13. Facsimiles. In any proceeding relating to this Agreement, a party may produce a reliably made facsimile of an instrument rather than the original and such facsimile will be considered the original. Each party acknowledges that it has received and reviewed all of the pages of this Agreement and that none of its provisions are missing or illegible.
   
14. Governing Law. This Agreement is governed by Michigan law without regard to conflicts of law principles. The parties consent and submit to the jurisdiction of the local, state, and federal courts located within Michigan. The parties waive any objection relating to improper venue or forum non conveniens to the conduct of any proceeding in any such courts. The parties irrevocably waive all right to trial by jury in any proceeding between them relating to this Agreement or the Equipment.
   
15. Interpretation. Whenever possible each provision of this Agreement shall be interpreted in such manner as to be effective and valid under applicable law, but in case any provision of or obligation under this Agreement shall be invalid, illegal or unenforceable in any jurisdiction, the validity, legality and enforceability of the remaining provisions or obligations, or of such provision or obligation in any other jurisdiction, shall not in any way be affected or impaired thereby. The headings of the provisions of this Agreement are not intended to affect the interpretation thereof.
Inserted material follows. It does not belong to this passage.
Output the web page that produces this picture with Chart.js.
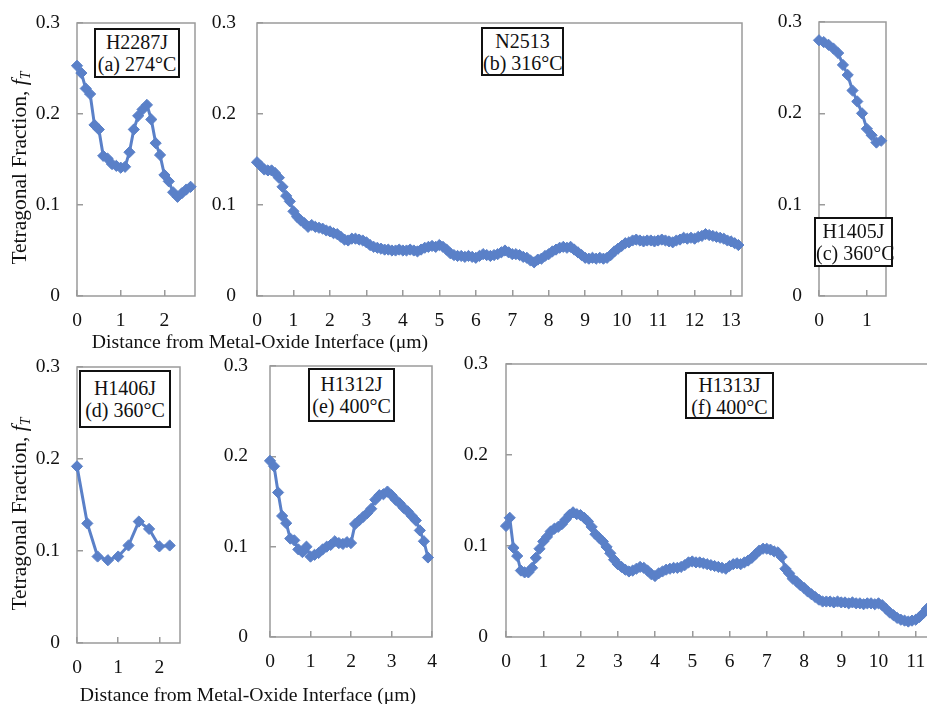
<!DOCTYPE html>
<html><head><meta charset="utf-8">
<script src="https://cdn.jsdelivr.net/npm/chart.js@4.4.0/dist/chart.umd.min.js"></script>
<style>
html,body{margin:0;padding:0;background:#fff;width:927px;height:704px;overflow:hidden;position:relative;font-family:'Liberation Serif','Times New Roman',serif;}
canvas{position:absolute;}
.lbl{position:absolute;border:2px solid #111;background:#fff;text-align:center;font-size:20px;line-height:22px;color:#111;box-sizing:border-box;white-space:nowrap;}
.xt{position:absolute;font-size:19.7px;white-space:nowrap;transform:translate(-50%,-50%);color:#111;}
.yt{position:absolute;font-size:21.5px;white-space:nowrap;transform:translate(-50%,-50%) rotate(-90deg);color:#111;}
</style></head><body>
<script>
// ---------- data ----------
const distA = [0,0.1,0.2,0.3,0.4,0.5,0.6,0.7,0.8,0.9,1.0,1.1,1.2,1.3,1.4,1.5,1.6,1.7,1.8,1.9,2.0,2.1,2.2,2.3,2.4,2.5,2.6];
const fracA = [0.253,0.245,0.228,0.222,0.188,0.183,0.154,0.151,0.145,0.143,0.141,0.142,0.158,0.183,0.198,0.205,0.210,0.194,0.168,0.155,0.133,0.126,0.114,0.109,0.113,0.117,0.120];

const distB = [0,0.1,0.2,0.3,0.4,0.5,0.6,0.7,0.8,0.9,
 1.0,1.1,1.2,1.3,1.4,1.5,1.6,1.7,1.8,1.9,
 2.0,2.1,2.2,2.3,2.4,2.5,2.6,2.7,2.8,2.9,
 3.0,3.1,3.2,3.3,3.4,3.5,3.6,3.7,3.8,3.9,
 4.0,4.1,4.2,4.3,4.4,4.5,4.6,4.7,4.8,4.9,
 5.0,5.1,5.2,5.3,5.4,5.5,5.6,5.7,5.8,5.9,
 6.0,6.1,6.2,6.3,6.4,6.5,6.6,6.7,6.8,6.9,
 7.0,7.1,7.2,7.3,7.4,7.5,7.6,7.7,7.8,7.9,
 8.0,8.1,8.2,8.3,8.4,8.5,8.6,8.7,8.8,8.9,
 9.0,9.1,9.2,9.3,9.4,9.5,9.6,9.7,9.8,9.9,
 10.0,10.1,10.2,10.3,10.4,10.5,10.6,10.7,10.8,10.9,
 11.0,11.1,11.2,11.3,11.4,11.5,11.6,11.7,11.8,11.9,
 12.0,12.1,12.2,12.3,12.4,12.5,12.6,12.7,12.8,12.9,
 13.0,13.1,13.2];
const fracB = [0.147,0.143,0.139,0.138,0.138,0.135,0.130,0.120,0.110,0.104,
 0.093,0.087,0.083,0.080,0.076,0.078,0.076,0.075,0.074,0.072,
 0.071,0.069,0.068,0.065,0.062,0.061,0.063,0.063,0.062,0.061,
 0.059,0.056,0.054,0.053,0.052,0.051,0.051,0.050,0.050,0.051,
 0.050,0.050,0.051,0.050,0.049,0.051,0.053,0.054,0.055,0.054,
 0.056,0.054,0.051,0.047,0.045,0.044,0.044,0.043,0.044,0.043,
 0.042,0.044,0.046,0.045,0.044,0.045,0.046,0.048,0.050,0.048,
 0.046,0.046,0.045,0.043,0.042,0.039,0.037,0.040,0.041,0.044,
 0.046,0.049,0.051,0.053,0.054,0.053,0.054,0.051,0.048,0.045,
 0.042,0.041,0.042,0.041,0.042,0.041,0.042,0.045,0.049,0.052,
 0.055,0.058,0.059,0.061,0.062,0.061,0.060,0.061,0.061,0.060,
 0.061,0.062,0.061,0.060,0.059,0.061,0.062,0.064,0.063,0.064,
 0.063,0.065,0.066,0.068,0.067,0.066,0.065,0.064,0.063,0.061,
 0.060,0.058,0.056];

const distC = [0,0.1,0.2,0.3,0.4,0.5,0.6,0.7,0.8,0.9,1.0,1.1,1.2,1.3];
const fracC = [0.280,0.278,0.275,0.271,0.266,0.253,0.242,0.225,0.213,0.200,0.183,0.176,0.168,0.170];

const distD = [0,0.25,0.5,0.75,1.0,1.25,1.5,1.75,2.0,2.25];
const fracD = [0.192,0.130,0.094,0.090,0.094,0.106,0.132,0.124,0.105,0.106];

const distE = [0,0.1,0.2,0.3,0.4,0.5,0.6,0.7,0.8,0.9,
 1.0,1.1,1.2,1.3,1.4,1.5,1.6,1.7,1.8,1.9,
 2.0,2.1,2.2,2.3,2.4,2.5,2.6,2.7,2.8,2.9,
 3.0,3.1,3.2,3.3,3.4,3.5,3.6,3.7,3.8,3.9];
const fracE = [0.195,0.189,0.160,0.134,0.126,0.109,0.107,0.097,0.094,0.100,
 0.089,0.091,0.093,0.097,0.100,0.102,0.106,0.104,0.103,0.105,
 0.104,0.125,0.129,0.133,0.137,0.142,0.152,0.157,0.158,0.161,
 0.157,0.152,0.148,0.143,0.139,0.134,0.129,0.118,0.106,0.088];

const distF = [0,0.1,0.2,0.3,0.4,0.5,0.6,0.7,0.8,0.9,
 1.0,1.1,1.2,1.3,1.4,1.5,1.6,1.7,1.8,1.9,
 2.0,2.1,2.2,2.3,2.4,2.5,2.6,2.7,2.8,2.9,
 3.0,3.1,3.2,3.3,3.4,3.5,3.6,3.7,3.8,3.9,
 4.0,4.1,4.2,4.3,4.4,4.5,4.6,4.7,4.8,4.9,
 5.0,5.1,5.2,5.3,5.4,5.5,5.6,5.7,5.8,5.9,
 6.0,6.1,6.2,6.3,6.4,6.5,6.6,6.7,6.8,6.9,
 7.0,7.1,7.2,7.3,7.4,7.5,7.6,7.7,7.8,7.9,
 8.0,8.1,8.2,8.3,8.4,8.5,8.6,8.7,8.8,8.9,
 9.0,9.1,9.2,9.3,9.4,9.5,9.6,9.7,9.8,9.9,
 10.0,10.1,10.2,10.3,10.4,10.5,10.6,10.7,10.8,10.9,
 11.0,11.1,11.2,11.3];
const fracF = [0.122,0.131,0.098,0.089,0.073,0.071,0.071,0.076,0.087,0.097,
 0.105,0.110,0.116,0.119,0.121,0.124,0.129,0.134,0.137,0.135,
 0.134,0.131,0.127,0.121,0.113,0.109,0.105,0.099,0.092,0.085,
 0.080,0.077,0.074,0.072,0.073,0.075,0.077,0.076,0.073,0.069,
 0.067,0.070,0.072,0.074,0.075,0.076,0.076,0.077,0.079,0.082,
 0.083,0.082,0.082,0.081,0.080,0.079,0.078,0.077,0.076,0.075,
 0.078,0.080,0.081,0.080,0.082,0.084,0.087,0.091,0.095,0.097,
 0.097,0.096,0.094,0.093,0.088,0.075,0.070,0.064,0.061,0.057,
 0.054,0.050,0.047,0.044,0.041,0.039,0.039,0.039,0.038,0.039,
 0.038,0.038,0.037,0.038,0.037,0.037,0.036,0.037,0.037,0.036,
 0.037,0.035,0.031,0.027,0.024,0.021,0.019,0.018,0.017,0.018,
 0.019,0.022,0.026,0.031];

// tick labels
const yTicks = [0, 0.1, 0.2, 0.3];
const xTicksA = [0, 1, 2];
const xTicksB = [0, 1, 2, 3, 4, 5, 6, 7, 8, 9, 10, 11, 12, 13];
const xTicksC = [0, 1];
const xTicksD = [0, 1, 2];
const xTicksE = [0, 1, 2, 3, 4];
const xTicksF = [0, 1, 2, 3, 4, 5, 6, 7, 8, 9, 10, 11, 12];

const panelNames = ['H2287J','N2513','H1405J','H1406J','H1312J','H1313J'];
const panelConds = ['(a) 274°C','(b) 316°C','(c) 360°C','(d) 360°C','(e) 400°C','(f) 400°C'];
const xTitle = 'Distance from Metal-Oxide Interface (μm)';
const yTitleHTML = 'Tetragonal Fraction, <i>f</i><sub style="font-size:14px;vertical-align:-4px"><i>T</i></sub>';

// ---------- layout (pixel boxes) ----------
const panels = [
  {x: distA, y: fracA, xt: xTicksA, left: 77,  top: 23,  right: 195, bottom: 296, xMax: 2.7,  gap: 17},
  {x: distB, y: fracB, xt: xTicksB, left: 257, top: 23,  right: 742, bottom: 296, xMax: 13.3, gap: 21},
  {x: distC, y: fracC, xt: xTicksC, left: 819, top: 22,  right: 886, bottom: 296, xMax: 1.4,  gap: 17},
  {x: distD, y: fracD, xt: xTicksD, left: 77,  top: 367, right: 180, bottom: 643, xMax: 2.5,  gap: 17},
  {x: distE, y: fracE, xt: xTicksE, left: 270, top: 366, right: 432, bottom: 637, xMax: 4.0,  gap: 22},
  {x: distF, y: fracF, xt: xTicksF, left: 506, top: 364, right: 953, bottom: 637, xMax: 12.0, gap: 18}
];
const boxes = [
  {l: 94,  t: 28,  w: 86, h: 50},
  {l: 481, t: 27,  w: 83, h: 49},
  {l: 814, t: 217, w: 79, h: 50},
  {l: 79,  t: 370, w: 92, h: 58},
  {l: 308, t: 368, w: 87, h: 54},
  {l: 685, t: 372, w: 89, h: 47}
];

const LINE = '#5a80c8';
const AXIS = '#9a9a9a';
const FONT = "'Liberation Serif', 'Times New Roman', serif";
const YW = 62, XH = 44, PT = 60, PR = 50;

const frame = {
  id: 'frame',
  beforeDatasetsDraw(chart) {
    const a = chart.chartArea, c = chart.ctx;
    c.save();
    c.strokeStyle = AXIS; c.lineWidth = 1.5;
    c.strokeRect(a.left, a.top, a.right - a.left, a.bottom - a.top);
    c.restore();
  }
};

panels.forEach((p, i) => {
  const cv = document.createElement('canvas');
  const W = (p.right - p.left) + YW + PR;
  const H = (p.bottom - p.top) + PT + XH;
  cv.width = W; cv.height = H;
  cv.style.left = (p.left - YW) + 'px';
  cv.style.top = (p.top - PT) + 'px';
  cv.style.width = W + 'px'; cv.style.height = H + 'px';
  document.body.appendChild(cv);
  new Chart(cv, {
    type: 'line',
    data: { datasets: [{
      data: p.x.map((d, k) => ({x: d, y: p.y[k]})),
      borderColor: LINE, backgroundColor: LINE,
      borderWidth: 3, pointStyle: 'rectRot', pointRadius: 5.6, pointBorderWidth: 1,
      pointBackgroundColor: LINE, pointBorderColor: LINE,
      tension: 0, clip: false
    }]},
    plugins: [frame],
    options: {
      responsive: false, animation: false, devicePixelRatio: 1,
      layout: { padding: {top: PT, right: PR, left: 0, bottom: 0}, autoPadding: false },
      plugins: { legend: {display: false}, tooltip: {enabled: false} },
      scales: {
        x: {
          type: 'linear', min: 0, max: p.xMax,
          afterFit: s => { s.height = XH; },
          afterBuildTicks: s => { s.ticks = p.xt.map(v => ({value: v})); },
          border: {display: false},
          grid: {drawOnChartArea: false, tickLength: -6, color: AXIS, lineWidth: 1.5},
          ticks: {padding: 19, maxRotation: 0, autoSkip: false, color: '#111',
                  font: {family: FONT, size: 19.5}}
        },
        y: {
          type: 'linear', min: yTicks[0], max: yTicks[yTicks.length - 1],
          afterFit: s => { s.width = YW; },
          afterBuildTicks: s => { s.ticks = yTicks.map(v => ({value: v})); },
          border: {display: false},
          grid: {drawOnChartArea: false, tickLength: -6, color: AXIS, lineWidth: 1.5},
          ticks: {padding: p.gap + 6, color: '#111',
                  font: {family: FONT, size: 19.5},
                  callback: v => (Math.abs(v) < 1e-9 ? '0' : v.toFixed(1))}
        }
      }
    }
  });
});

boxes.forEach((b, i) => {
  const d = document.createElement('div');
  d.className = 'lbl';
  d.style.left = b.l + 'px'; d.style.top = b.t + 'px';
  d.style.width = b.w + 'px'; d.style.height = b.h + 'px';
  d.style.paddingTop = Math.max(0, (b.h - 48) / 2) + 'px';
  d.innerHTML = panelNames[i] + '<br>' + panelConds[i];
  document.body.appendChild(d);
});

const titles = [
  {cls: 'xt', x: 260, y: 341, html: xTitle},
  {cls: 'xt', x: 248, y: 694, html: xTitle},
  {cls: 'yt', x: 20, y: 168, html: yTitleHTML},
  {cls: 'yt', x: 20, y: 514, html: yTitleHTML}
];
titles.forEach(t => {
  const d = document.createElement('div');
  d.className = t.cls;
  d.style.left = t.x + 'px'; d.style.top = t.y + 'px';
  d.innerHTML = t.html;
  document.body.appendChild(d);
});
</script>
</body></html>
Terms of inclusion mean inclusion without limitation. Time is of the essence. This Agreement cannot be amended except in an instrument executed by both parties. A provision of this Agreement that is or becomes invalid will be ineffective only to the extent of the invalidity, without affecting the remainder of such provision or this Agreement. This Agreement binds and benefits the parties’ successors and permitted assigns. This Agreement (which includes its recitals as an integral part hereof) constitutes the entire agreement of the parties relating to its subject matter.
   
16. Acceptance; Counterparts. There will be only one original counterpart of this Agreement which will be the counterpart originally executed by Lessee. This Agreement will be effective in all respects against Lessee when executed by Lessee and accepted by Lessor, without regard to whether or when it is executed by Lessor. This Agreement will be accepted by Lessor only when Lessor pays the Progress Payment Invoice to Seller. Lessee waives notice of Lessor’s acceptance of this Agreement.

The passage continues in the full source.